> **OBJECTIVE**
Do not carry the pictures over; copy every other part of the entries exactly.

> **DATA FOR THIS EXERCISE**
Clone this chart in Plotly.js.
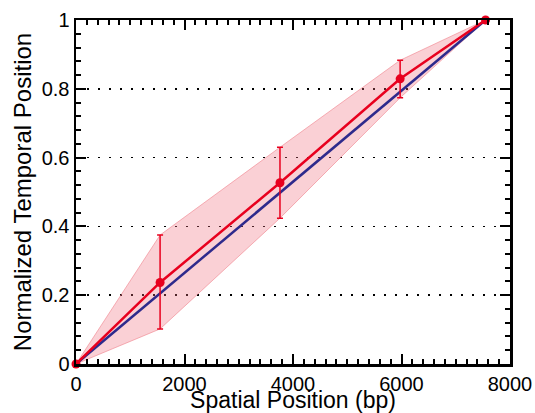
<!DOCTYPE html>
<html>
<head>
<meta charset="utf-8">
<script src="https://cdn.plot.ly/plotly-3.0.1.min.js"></script>
<style>html,body{margin:0;padding:0;background:#fff;}#chart{width:535px;height:413px;}</style>
</head>
<body>
<div id="chart"></div>
<script>
// Data
const spatialPos = [0, 1550, 3760, 5975, 7550];
const temporalMean = [0, 0.237, 0.527, 0.829, 1];
const errUpper = [0, 0.138, 0.103, 0.054, 0];
const errLower = [0, 0.135, 0.103, 0.055, 0];
const idealX = [0, 7550];
const idealY = [0, 1];
const xTickStep = 2000;
const yTickStep = 0.2;

const upperBand = temporalMean.map((v, i) => v + errUpper[i]);
const lowerBand = temporalMean.map((v, i) => v - errLower[i]);

const traces = [
  {x: spatialPos, y: lowerBand, mode: 'lines', line: {color: 'rgba(240,130,140,0.6)', width: 1}, hoverinfo: 'skip', showlegend: false},
  {x: spatialPos, y: upperBand, mode: 'lines', fill: 'tonexty', fillcolor: 'rgba(240,110,125,0.32)', line: {color: 'rgba(240,130,140,0.6)', width: 1}, hoverinfo: 'skip', showlegend: false},
  {x: idealX, y: idealY, mode: 'lines', line: {color: '#2e2a8c', width: 2.5}, showlegend: false},
  {x: spatialPos, y: temporalMean, mode: 'lines+markers', cliponaxis: false, line: {color: '#e8001e', width: 2.5},
   marker: {color: '#e8001e', size: 9},
   error_y: {type: 'data', symmetric: false, array: errUpper, arrayminus: errLower, color: '#e8001e', thickness: 1.5, width: 3},
   showlegend: false}
];

const fam = 'Liberation Sans, Arial, sans-serif';
const layout = {
  width: 535, height: 413,
  margin: {l: 76, r: 25, t: 20, b: 49},
  paper_bgcolor: '#fff', plot_bgcolor: '#fff',
  font: {family: fam, color: '#000'},
  showlegend: false,
  xaxis: {
    range: [0, 8000], tickmode: 'linear', tick0: 0, dtick: xTickStep,
    showline: true, linecolor: '#000', linewidth: 2.5, mirror: 'ticks',
    ticks: 'inside', ticklen: 10, tickwidth: 2, tickcolor: '#000',
    minor: {dtick: 200, ticks: 'inside', ticklen: 5, tickwidth: 2, tickcolor: '#000', showgrid: false},
    showgrid: false, zeroline: false,
    tickfont: {size: 20, family: fam, color: '#000'},
    title: {text: 'Spatial Position (bp)', font: {size: 23, family: fam, color: '#000'}, standoff: 9}
  },
  yaxis: {
    range: [0, 1], tickmode: 'linear', tick0: 0, dtick: yTickStep,
    showline: true, linecolor: '#000', linewidth: 2.5, mirror: 'ticks',
    ticks: 'inside', ticklen: 10, tickwidth: 2, tickcolor: '#000',
    minor: {dtick: 0.04, ticks: 'inside', ticklen: 5, tickwidth: 2, tickcolor: '#000', showgrid: false},
    showgrid: true, gridcolor: '#000', gridwidth: 1.5, griddash: '1.5px,9.5px', zeroline: false,
    tickfont: {size: 20, family: fam, color: '#000'},
    title: {text: 'Normalized Temporal Position', font: {size: 24, family: fam, color: '#000'}, standoff: 4}
  }
};

Plotly.newPlot('chart', traces, layout, {displayModeBar: false, staticPlot: true});
</script>
</body>
</html>
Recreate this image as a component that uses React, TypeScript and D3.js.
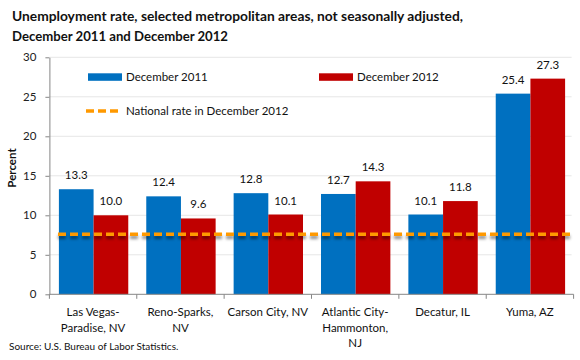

> **ANSWER FOR THE TASK**
Clone this chart in Plotly.js.
<!DOCTYPE html>
<html>
<head>
<meta charset="utf-8">
<script src="https://cdn.plot.ly/plotly-3.0.1.min.js"></script>
<style>html,body{margin:0;padding:0;background:#fff;}#chart{width:535px;height:413px;}</style>
</head>
<body>
<div id="chart"></div>
<script>
// Data
const spatialPos = [0, 1550, 3760, 5975, 7550];
const temporalMean = [0, 0.237, 0.527, 0.829, 1];
const errUpper = [0, 0.138, 0.103, 0.054, 0];
const errLower = [0, 0.135, 0.103, 0.055, 0];
const idealX = [0, 7550];
const idealY = [0, 1];
const xTickStep = 2000;
const yTickStep = 0.2;

const upperBand = temporalMean.map((v, i) => v + errUpper[i]);
const lowerBand = temporalMean.map((v, i) => v - errLower[i]);

const traces = [
  {x: spatialPos, y: lowerBand, mode: 'lines', line: {color: 'rgba(240,130,140,0.6)', width: 1}, hoverinfo: 'skip', showlegend: false},
  {x: spatialPos, y: upperBand, mode: 'lines', fill: 'tonexty', fillcolor: 'rgba(240,110,125,0.32)', line: {color: 'rgba(240,130,140,0.6)', width: 1}, hoverinfo: 'skip', showlegend: false},
  {x: idealX, y: idealY, mode: 'lines', line: {color: '#2e2a8c', width: 2.5}, showlegend: false},
  {x: spatialPos, y: temporalMean, mode: 'lines+markers', cliponaxis: false, line: {color: '#e8001e', width: 2.5},
   marker: {color: '#e8001e', size: 9},
   error_y: {type: 'data', symmetric: false, array: errUpper, arrayminus: errLower, color: '#e8001e', thickness: 1.5, width: 3},
   showlegend: false}
];

const fam = 'Liberation Sans, Arial, sans-serif';
const layout = {
  width: 535, height: 413,
  margin: {l: 76, r: 25, t: 20, b: 49},
  paper_bgcolor: '#fff', plot_bgcolor: '#fff',
  font: {family: fam, color: '#000'},
  showlegend: false,
  xaxis: {
    range: [0, 8000], tickmode: 'linear', tick0: 0, dtick: xTickStep,
    showline: true, linecolor: '#000', linewidth: 2.5, mirror: 'ticks',
    ticks: 'inside', ticklen: 10, tickwidth: 2, tickcolor: '#000',
    minor: {dtick: 200, ticks: 'inside', ticklen: 5, tickwidth: 2, tickcolor: '#000', showgrid: false},
    showgrid: false, zeroline: false,
    tickfont: {size: 20, family: fam, color: '#000'},
    title: {text: 'Spatial Position (bp)', font: {size: 23, family: fam, color: '#000'}, standoff: 9}
  },
  yaxis: {
    range: [0, 1], tickmode: 'linear', tick0: 0, dtick: yTickStep,
    showline: true, linecolor: '#000', linewidth: 2.5, mirror: 'ticks',
    ticks: 'inside', ticklen: 10, tickwidth: 2, tickcolor: '#000',
    minor: {dtick: 0.04, ticks: 'inside', ticklen: 5, tickwidth: 2, tickcolor: '#000', showgrid: false},
    showgrid: true, gridcolor: '#000', gridwidth: 1.5, griddash: '1.5px,9.5px', zeroline: false,
    tickfont: {size: 20, family: fam, color: '#000'},
    title: {text: 'Normalized Temporal Position', font: {size: 24, family: fam, color: '#000'}, standoff: 4}
  }
};

Plotly.newPlot('chart', traces, layout, {displayModeBar: false, staticPlot: true});
</script>
</body>
</html>
Recreate this image as a component that uses React, TypeScript and D3.js.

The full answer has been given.